Mistake #7 Not Encouraging Experimentation
More experimental clients may overlook balayage because of its natural effect, but actually balayage offers so much potential for experimentation that will keep clients coming back to the salon time and again. This summer rose gold, faded pastels, copper, mahogany red, lilac and even coral are all on our trend radar, so encourage your clients to have fun and mix it up!
“Clients are becoming more and more daring so we must keep up and be able to offer them something fun and encourage them to play with different colours,” says Michael. “So Colour Cult direct colours are a perfect choice when offering something fun as you can go as crazy or as subtle as you want! Using the clear to dilute or Pastelise is perfect to introduce a client to vivid colours.
“The main thing on clients’ minds when talking vivid is how long will it last? Of course, this all depends on the condition of their hair and the products your client is using at home but the Total Results Keep Me Vivid range is perfect from the in salon Lamination Spray that can keep their colour locked in for up to 65 washes to the sulphate-free Total Results Keep Me Vivid Shampoo and Conditioner. It’s going to keep their colour looking great for much longer,” adds Michael.
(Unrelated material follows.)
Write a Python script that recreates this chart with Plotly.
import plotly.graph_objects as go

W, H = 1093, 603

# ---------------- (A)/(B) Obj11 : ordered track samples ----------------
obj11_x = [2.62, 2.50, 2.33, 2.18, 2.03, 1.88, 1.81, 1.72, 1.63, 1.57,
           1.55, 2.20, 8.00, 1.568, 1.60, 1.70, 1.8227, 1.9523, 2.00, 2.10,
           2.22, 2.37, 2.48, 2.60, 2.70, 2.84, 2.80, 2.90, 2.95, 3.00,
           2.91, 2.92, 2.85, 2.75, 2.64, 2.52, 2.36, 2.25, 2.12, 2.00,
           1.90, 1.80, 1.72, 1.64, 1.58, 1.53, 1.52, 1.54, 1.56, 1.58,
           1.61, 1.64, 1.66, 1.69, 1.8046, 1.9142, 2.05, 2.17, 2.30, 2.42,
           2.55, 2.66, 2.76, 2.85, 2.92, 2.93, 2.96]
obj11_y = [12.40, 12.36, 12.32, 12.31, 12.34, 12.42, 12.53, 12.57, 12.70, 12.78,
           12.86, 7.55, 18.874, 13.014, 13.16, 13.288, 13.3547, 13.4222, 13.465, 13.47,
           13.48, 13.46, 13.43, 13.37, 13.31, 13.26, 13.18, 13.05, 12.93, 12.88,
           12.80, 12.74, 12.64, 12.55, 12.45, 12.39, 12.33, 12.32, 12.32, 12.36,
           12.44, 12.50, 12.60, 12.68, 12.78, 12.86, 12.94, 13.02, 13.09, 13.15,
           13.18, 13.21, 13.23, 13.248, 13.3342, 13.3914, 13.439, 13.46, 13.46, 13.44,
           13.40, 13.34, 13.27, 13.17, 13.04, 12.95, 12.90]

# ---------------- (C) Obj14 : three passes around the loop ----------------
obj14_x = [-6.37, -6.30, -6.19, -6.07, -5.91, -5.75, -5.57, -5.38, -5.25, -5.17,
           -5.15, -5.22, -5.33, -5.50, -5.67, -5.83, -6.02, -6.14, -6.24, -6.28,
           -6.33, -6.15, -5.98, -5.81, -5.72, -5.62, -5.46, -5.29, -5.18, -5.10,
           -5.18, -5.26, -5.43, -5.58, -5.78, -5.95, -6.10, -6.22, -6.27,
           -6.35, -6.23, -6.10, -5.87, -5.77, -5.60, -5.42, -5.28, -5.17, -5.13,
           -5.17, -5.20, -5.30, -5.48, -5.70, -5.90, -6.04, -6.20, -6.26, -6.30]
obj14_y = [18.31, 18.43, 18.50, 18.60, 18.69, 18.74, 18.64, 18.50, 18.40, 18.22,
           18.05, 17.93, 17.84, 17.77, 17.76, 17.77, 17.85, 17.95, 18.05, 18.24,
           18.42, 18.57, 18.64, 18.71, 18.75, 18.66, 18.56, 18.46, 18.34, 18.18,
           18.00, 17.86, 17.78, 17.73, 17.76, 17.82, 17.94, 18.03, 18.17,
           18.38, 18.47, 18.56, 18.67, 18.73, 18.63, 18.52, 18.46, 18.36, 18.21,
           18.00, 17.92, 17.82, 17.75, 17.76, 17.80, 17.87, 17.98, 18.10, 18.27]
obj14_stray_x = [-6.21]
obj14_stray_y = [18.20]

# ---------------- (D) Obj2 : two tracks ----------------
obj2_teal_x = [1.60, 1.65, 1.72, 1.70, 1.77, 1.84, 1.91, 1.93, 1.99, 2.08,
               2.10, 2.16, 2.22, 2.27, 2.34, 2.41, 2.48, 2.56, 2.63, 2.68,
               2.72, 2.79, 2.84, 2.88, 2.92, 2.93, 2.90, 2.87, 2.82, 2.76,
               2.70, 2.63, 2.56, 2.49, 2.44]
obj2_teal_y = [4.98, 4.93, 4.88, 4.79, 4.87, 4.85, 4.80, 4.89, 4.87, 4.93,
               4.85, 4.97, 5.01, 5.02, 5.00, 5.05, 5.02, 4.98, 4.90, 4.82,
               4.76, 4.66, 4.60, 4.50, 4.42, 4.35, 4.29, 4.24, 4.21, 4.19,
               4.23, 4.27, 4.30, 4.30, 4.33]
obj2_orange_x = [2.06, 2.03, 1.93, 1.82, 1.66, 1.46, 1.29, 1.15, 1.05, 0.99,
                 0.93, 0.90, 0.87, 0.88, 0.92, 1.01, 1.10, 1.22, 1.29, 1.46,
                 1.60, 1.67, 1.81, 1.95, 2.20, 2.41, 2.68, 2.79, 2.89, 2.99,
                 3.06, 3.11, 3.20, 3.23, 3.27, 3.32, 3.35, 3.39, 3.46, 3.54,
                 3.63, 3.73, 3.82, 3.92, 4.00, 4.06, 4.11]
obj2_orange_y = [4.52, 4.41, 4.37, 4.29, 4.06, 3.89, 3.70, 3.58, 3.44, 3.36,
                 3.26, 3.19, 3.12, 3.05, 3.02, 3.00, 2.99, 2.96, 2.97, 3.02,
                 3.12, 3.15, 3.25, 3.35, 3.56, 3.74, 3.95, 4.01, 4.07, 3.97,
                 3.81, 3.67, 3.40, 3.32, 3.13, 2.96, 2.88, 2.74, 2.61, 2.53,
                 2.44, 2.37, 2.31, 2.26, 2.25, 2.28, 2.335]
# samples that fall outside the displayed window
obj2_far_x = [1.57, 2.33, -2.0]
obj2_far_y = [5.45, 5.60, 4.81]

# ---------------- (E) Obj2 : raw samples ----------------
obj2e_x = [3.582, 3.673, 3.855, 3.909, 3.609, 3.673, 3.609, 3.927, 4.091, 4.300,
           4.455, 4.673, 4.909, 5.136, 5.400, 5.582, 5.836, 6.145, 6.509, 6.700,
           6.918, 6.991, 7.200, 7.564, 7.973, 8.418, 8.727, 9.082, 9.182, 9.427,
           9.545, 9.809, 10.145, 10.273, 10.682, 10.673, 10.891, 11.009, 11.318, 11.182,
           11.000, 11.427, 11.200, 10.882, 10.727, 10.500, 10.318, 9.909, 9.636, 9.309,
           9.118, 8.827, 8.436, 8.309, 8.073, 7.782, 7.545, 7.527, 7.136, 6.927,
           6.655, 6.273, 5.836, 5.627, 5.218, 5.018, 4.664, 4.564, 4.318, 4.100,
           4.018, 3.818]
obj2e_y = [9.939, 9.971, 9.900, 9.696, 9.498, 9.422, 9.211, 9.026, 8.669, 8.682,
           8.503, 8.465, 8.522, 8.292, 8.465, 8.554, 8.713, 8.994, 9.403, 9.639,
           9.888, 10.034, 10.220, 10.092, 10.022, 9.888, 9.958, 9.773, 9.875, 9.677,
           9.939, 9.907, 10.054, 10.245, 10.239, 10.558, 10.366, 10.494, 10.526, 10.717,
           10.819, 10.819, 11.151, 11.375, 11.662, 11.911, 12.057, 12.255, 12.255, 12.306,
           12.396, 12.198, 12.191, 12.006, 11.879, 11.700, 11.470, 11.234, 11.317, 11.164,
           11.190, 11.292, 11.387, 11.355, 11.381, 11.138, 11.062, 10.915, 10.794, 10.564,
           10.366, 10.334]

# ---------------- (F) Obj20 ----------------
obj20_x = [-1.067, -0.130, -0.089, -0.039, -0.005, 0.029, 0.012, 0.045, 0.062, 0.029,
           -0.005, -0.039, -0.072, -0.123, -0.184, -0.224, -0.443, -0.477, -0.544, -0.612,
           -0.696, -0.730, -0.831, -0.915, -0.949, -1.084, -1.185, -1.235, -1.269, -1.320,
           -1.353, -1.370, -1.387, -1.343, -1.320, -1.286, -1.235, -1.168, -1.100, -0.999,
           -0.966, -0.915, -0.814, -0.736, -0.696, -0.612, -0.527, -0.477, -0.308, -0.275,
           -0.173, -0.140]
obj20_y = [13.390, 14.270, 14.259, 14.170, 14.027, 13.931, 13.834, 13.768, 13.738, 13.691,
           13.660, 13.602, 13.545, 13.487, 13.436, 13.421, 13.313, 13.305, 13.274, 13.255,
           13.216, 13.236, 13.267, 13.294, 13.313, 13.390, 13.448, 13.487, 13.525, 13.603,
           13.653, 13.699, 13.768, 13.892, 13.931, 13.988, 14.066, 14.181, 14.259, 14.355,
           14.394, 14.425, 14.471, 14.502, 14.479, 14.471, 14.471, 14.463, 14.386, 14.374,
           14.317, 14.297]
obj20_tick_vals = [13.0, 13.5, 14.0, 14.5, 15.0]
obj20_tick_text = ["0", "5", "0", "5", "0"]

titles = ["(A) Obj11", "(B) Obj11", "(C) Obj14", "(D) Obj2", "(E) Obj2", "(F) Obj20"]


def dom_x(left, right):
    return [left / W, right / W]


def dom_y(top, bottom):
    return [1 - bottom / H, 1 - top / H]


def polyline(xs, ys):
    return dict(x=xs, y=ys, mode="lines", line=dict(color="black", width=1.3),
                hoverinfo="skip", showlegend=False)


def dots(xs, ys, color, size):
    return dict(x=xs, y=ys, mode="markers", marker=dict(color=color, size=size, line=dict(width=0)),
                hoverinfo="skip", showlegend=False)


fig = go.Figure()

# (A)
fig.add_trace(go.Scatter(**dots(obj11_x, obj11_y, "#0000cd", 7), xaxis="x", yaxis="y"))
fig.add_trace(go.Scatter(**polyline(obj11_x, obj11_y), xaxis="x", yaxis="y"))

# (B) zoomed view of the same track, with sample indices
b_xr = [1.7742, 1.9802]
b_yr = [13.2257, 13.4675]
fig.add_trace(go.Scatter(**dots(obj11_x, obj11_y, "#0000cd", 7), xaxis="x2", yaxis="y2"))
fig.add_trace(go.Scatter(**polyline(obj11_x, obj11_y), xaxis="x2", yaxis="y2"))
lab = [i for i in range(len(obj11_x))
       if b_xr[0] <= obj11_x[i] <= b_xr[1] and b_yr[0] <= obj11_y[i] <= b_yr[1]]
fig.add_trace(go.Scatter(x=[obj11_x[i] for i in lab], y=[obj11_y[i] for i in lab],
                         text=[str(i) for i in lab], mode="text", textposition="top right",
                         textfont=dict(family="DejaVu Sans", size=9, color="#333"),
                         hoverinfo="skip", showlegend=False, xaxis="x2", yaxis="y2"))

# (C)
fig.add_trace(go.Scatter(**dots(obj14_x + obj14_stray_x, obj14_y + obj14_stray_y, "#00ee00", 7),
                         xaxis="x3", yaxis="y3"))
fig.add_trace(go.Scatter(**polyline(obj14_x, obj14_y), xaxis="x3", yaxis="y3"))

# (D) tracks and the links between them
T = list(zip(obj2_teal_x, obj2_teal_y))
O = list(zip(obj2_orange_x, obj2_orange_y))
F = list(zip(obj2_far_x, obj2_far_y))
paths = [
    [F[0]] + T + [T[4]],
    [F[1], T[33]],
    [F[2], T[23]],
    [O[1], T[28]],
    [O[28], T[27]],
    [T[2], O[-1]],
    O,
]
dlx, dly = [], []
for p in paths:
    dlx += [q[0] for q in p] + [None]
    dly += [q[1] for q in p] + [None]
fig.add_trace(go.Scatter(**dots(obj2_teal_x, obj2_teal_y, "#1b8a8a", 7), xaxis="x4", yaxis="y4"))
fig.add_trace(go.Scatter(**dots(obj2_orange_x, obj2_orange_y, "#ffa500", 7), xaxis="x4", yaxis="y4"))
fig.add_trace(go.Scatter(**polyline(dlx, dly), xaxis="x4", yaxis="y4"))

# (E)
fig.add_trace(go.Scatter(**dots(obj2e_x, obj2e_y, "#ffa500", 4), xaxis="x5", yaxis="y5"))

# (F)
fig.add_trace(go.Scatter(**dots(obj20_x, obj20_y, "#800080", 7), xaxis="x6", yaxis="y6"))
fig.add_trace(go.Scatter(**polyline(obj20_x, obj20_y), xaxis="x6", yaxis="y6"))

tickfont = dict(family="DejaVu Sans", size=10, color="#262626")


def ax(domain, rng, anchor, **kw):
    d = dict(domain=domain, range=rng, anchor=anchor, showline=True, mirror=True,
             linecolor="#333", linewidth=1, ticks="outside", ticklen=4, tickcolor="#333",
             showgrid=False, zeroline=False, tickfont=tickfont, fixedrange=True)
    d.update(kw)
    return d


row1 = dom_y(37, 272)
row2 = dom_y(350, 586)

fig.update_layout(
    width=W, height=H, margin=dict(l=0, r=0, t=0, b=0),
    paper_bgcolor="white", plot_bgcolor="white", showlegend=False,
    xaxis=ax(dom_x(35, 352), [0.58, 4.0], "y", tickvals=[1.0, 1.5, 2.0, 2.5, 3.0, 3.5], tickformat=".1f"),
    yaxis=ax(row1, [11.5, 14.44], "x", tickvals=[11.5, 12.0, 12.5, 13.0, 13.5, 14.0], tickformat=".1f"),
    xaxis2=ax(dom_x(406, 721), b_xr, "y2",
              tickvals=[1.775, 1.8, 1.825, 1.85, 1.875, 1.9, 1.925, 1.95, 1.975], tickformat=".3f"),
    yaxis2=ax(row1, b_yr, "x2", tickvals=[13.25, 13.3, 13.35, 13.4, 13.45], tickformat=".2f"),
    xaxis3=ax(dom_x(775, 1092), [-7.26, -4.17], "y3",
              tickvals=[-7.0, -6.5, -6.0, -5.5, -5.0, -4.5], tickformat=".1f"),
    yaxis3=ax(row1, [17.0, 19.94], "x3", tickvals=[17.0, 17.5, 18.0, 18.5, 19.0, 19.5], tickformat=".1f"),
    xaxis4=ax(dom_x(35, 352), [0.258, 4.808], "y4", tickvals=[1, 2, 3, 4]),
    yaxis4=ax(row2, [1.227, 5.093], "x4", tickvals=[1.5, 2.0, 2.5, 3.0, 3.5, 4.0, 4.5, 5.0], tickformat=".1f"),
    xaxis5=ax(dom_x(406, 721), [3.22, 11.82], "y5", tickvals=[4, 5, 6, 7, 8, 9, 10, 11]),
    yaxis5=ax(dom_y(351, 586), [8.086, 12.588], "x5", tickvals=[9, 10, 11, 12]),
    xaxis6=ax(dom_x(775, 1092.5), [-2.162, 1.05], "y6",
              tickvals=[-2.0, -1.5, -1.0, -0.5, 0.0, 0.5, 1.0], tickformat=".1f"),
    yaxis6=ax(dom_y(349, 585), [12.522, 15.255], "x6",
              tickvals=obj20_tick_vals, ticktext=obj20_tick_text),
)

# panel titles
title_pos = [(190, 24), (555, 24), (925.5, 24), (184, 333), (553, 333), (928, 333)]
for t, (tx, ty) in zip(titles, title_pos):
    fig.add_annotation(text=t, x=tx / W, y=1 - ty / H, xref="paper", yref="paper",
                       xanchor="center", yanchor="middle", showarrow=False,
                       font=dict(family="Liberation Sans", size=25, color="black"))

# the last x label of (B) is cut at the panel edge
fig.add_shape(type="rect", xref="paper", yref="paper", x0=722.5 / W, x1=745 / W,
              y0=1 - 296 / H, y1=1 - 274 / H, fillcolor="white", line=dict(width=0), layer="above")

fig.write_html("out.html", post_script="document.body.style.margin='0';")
For clients who have had balayage for some time and would like to experiment, Terry advises getting them to start with more playful tones that still feel familiar. “Caramel or mocha clients can start experimenting with more playful tones of ColorSync Watercolour in Rose Gold, Bronze, or Quartz Pink. Cool-toned blondes can play with the other ‘festival faves’ like the brighter and stronger watercolour tones that won’t stain.
“If the client then starts to want more of a vivid tone, this is when So Color Cult can be thrown into the consultation process. The Velvetizing High Heat Protecting Blowdry cream will help to keep the vivid tones as bright and glossy for longer, it’s a good product to recommend,” adds Terry.
So there you have it, follow this guide and you’ll be creating brilliant balayage looks every single time!